== Source material ==
═══
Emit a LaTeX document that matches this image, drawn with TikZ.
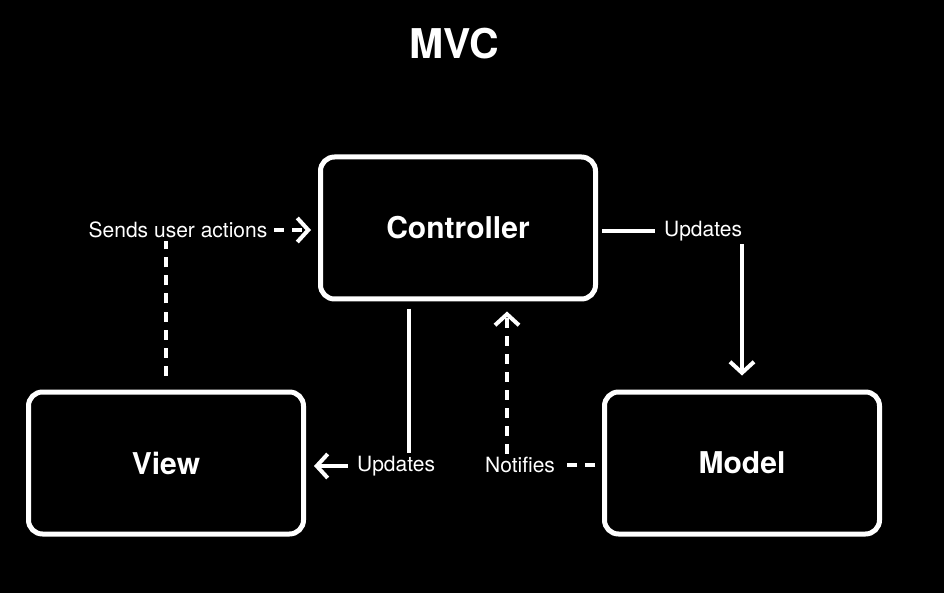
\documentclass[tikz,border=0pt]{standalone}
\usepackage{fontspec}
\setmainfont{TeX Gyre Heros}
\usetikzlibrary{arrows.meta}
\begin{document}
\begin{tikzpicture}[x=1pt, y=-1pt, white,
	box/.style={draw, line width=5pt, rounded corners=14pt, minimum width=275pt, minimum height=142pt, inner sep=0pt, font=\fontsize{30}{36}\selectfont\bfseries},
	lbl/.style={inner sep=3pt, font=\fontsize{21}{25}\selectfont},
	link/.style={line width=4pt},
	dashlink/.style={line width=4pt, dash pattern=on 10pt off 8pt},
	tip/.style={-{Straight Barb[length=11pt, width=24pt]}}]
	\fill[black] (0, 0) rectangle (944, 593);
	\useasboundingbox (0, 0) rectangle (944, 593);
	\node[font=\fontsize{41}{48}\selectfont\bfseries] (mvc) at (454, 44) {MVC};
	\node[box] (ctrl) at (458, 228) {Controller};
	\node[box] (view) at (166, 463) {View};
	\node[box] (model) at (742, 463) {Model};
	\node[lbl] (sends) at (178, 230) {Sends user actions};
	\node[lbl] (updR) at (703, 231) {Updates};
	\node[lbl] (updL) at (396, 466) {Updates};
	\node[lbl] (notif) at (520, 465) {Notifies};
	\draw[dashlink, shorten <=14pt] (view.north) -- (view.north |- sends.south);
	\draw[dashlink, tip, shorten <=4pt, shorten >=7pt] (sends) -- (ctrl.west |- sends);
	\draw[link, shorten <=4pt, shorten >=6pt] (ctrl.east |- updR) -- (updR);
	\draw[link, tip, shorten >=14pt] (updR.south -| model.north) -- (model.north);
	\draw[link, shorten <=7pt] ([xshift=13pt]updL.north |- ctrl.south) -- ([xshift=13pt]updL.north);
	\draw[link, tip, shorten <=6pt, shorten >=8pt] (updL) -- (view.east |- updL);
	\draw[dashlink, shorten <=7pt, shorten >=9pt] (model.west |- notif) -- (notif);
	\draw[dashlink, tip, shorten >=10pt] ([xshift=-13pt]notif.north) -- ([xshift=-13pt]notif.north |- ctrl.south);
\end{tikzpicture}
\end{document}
═══
== What this task involves ==
Omitting all images, print the listing exactly.

== Response below ==
Emit a LaTeX document that matches this image, drawn with TikZ.
\documentclass[tikz,border=0pt]{standalone}
\usepackage{fontspec}
\setmainfont{TeX Gyre Heros}
\usetikzlibrary{arrows.meta}
\begin{document}
\begin{tikzpicture}[x=1pt, y=-1pt, white,
	box/.style={draw, line width=5pt, rounded corners=14pt, minimum width=275pt, minimum height=142pt, inner sep=0pt, font=\fontsize{30}{36}\selectfont\bfseries},
	lbl/.style={inner sep=3pt, font=\fontsize{21}{25}\selectfont},
	link/.style={line width=4pt},
	dashlink/.style={line width=4pt, dash pattern=on 10pt off 8pt},
	tip/.style={-{Straight Barb[length=11pt, width=24pt]}}]
	\fill[black] (0, 0) rectangle (944, 593);
	\useasboundingbox (0, 0) rectangle (944, 593);
	\node[font=\fontsize{41}{48}\selectfont\bfseries] (mvc) at (454, 44) {MVC};
	\node[box] (ctrl) at (458, 228) {Controller};
	\node[box] (view) at (166, 463) {View};
	\node[box] (model) at (742, 463) {Model};
	\node[lbl] (sends) at (178, 230) {Sends user actions};
	\node[lbl] (updR) at (703, 231) {Updates};
	\node[lbl] (updL) at (396, 466) {Updates};
	\node[lbl] (notif) at (520, 465) {Notifies};
	\draw[dashlink, shorten <=14pt] (view.north) -- (view.north |- sends.south);
	\draw[dashlink, tip, shorten <=4pt, shorten >=7pt] (sends) -- (ctrl.west |- sends);
	\draw[link, shorten <=4pt, shorten >=6pt] (ctrl.east |- updR) -- (updR);
	\draw[link, tip, shorten >=14pt] (updR.south -| model.north) -- (model.north);
	\draw[link, shorten <=7pt] ([xshift=13pt]updL.north |- ctrl.south) -- ([xshift=13pt]updL.north);
	\draw[link, tip, shorten <=6pt, shorten >=8pt] (updL) -- (view.east |- updL);
	\draw[dashlink, shorten <=7pt, shorten >=9pt] (model.west |- notif) -- (notif);
	\draw[dashlink, tip, shorten >=10pt] ([xshift=-13pt]notif.north) -- ([xshift=-13pt]notif.north |- ctrl.south);
\end{tikzpicture}
\end{document}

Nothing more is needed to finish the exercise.